Johnson, 518 N.W.2d at 600. 

            Here, both parties agree the water was turbid and opaque.  But the nature of water remains the same, no matter the coloration.  Water is always a potential cause of drowning, and Johnson directly states this principle.  Therefore, even after taking into account the opaque quality of the water, appellant’s claim that the adult-trespasser standard provides an exception to recreational-use immunity in this case fails because there are no material facts that suggest the condition of the water was hidden.

            Affirmed.



[1] As an introductory note, appellant argues that not only could the turbidity of the water subject respondent to liability, but so, too, could the negligence of the lifeguards.  It is clear that lifeguarding falls within the ambit of protected activities under Minn. Stat. § 466.03, subd. 6e (1996).  See Zacharias v. Minnesota Dep’t of Natural Res., 506 N.W.2d 313, 320 (Minn. App. 1993) (holding that lifeguarding “is part of the ‘operations’ of a state park” and lifeguards were immune under Minn. Stat. § 3.376, subd. 3(h) (1990)), review denied (Minn. Nov. 16, 1993); see also Johnson v. Washington County, 518 N.W.2d 594, 599 (Minn. 1994) (applying Zacharias immunity to lifeguards at county park). 
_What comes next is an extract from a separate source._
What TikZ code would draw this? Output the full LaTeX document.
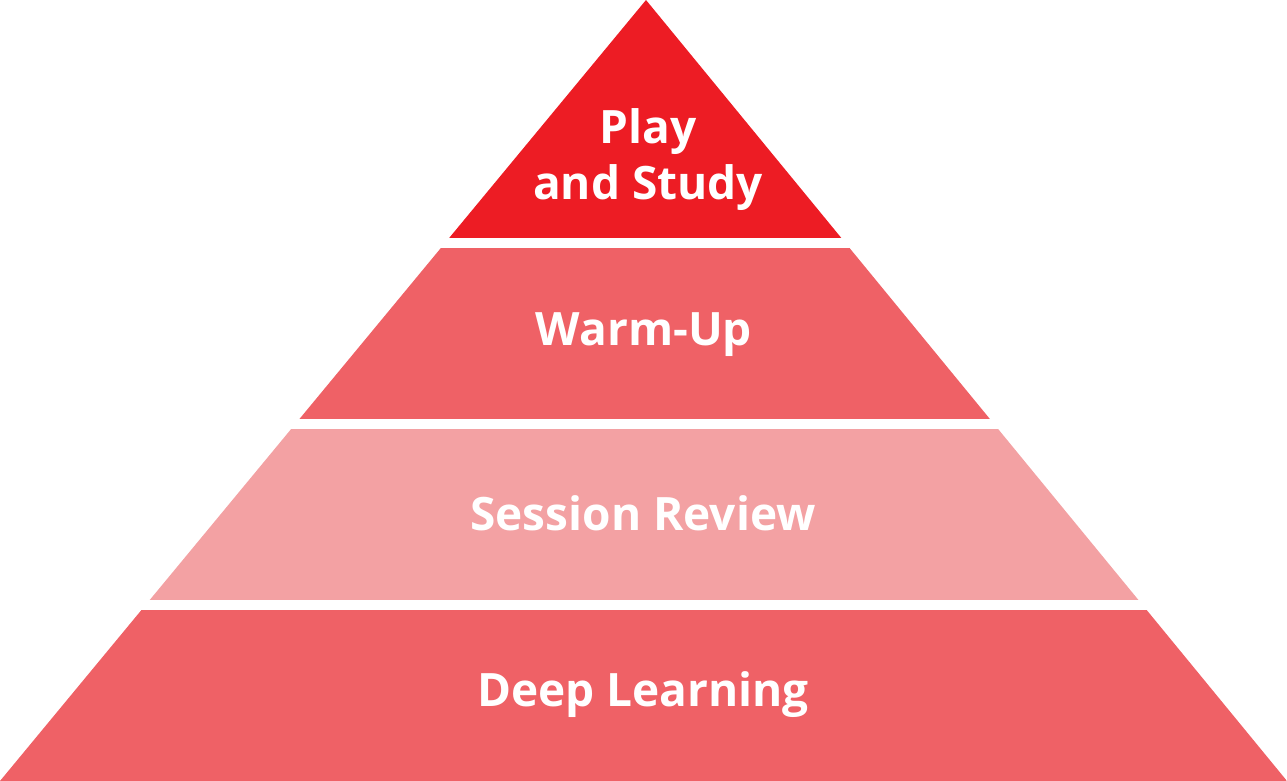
\documentclass[tikz,border=0pt]{standalone}
\usepackage{fontspec}
\setmainfont{Open Sans}
\definecolor{topred}{HTML}{ED1C24}
\definecolor{midred}{HTML}{EF6166}
\definecolor{lightred}{HTML}{F3A1A3}
\tikzset{
  lbl/.style={text=white, font=\fontsize{46}{56}\selectfont\bfseries, align=center, inner sep=0pt},
}
\begin{document}
\begin{tikzpicture}[x=1pt,y=-1pt]
\useasboundingbox (0,0) rectangle (1287,781);
\coordinate (apex) at (646,0);
\coordinate (bl) at (0,781);
\coordinate (br) at (1287,781);
\begin{scope}
\clip (apex) -- (bl) -- (br) -- cycle;
\fill[topred] (0,0) rectangle (1287,238);
\fill[midred] (0,248) rectangle (1287,419);
\fill[lightred] (0,429) rectangle (1287,600);
\fill[midred] (0,610) rectangle (1287,781);
\end{scope}
\node[lbl] (play) at (648,160) {Play\\and Study};
\node[lbl, anchor=base] (warm) at (644,345) {Warm-Up};
\node[lbl, anchor=base] (sess) at (643,530) {Session Review};
\node[lbl, anchor=base] (deep) at (643,706) {Deep Learning};
\end{tikzpicture}
\end{document}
[2] In reaching the conclusion that section 339 should not apply, these cases rely, at least in part, on the fact that the children were supervised by adults or entrusted persons when they drowned.  See Johnson, 518 N.W.2d at 599 (applying section 335, and not section 339, because child was supervised by school-district day-program employees); Zacharias, 506 N.W.2d at 319 (holding that 7-year old boy was supervised by grandmother and therefore section 339 did not apply).  The rationale of adult and trained supervision is applicable here also.  Lifeguards were on duty to watch Tyler.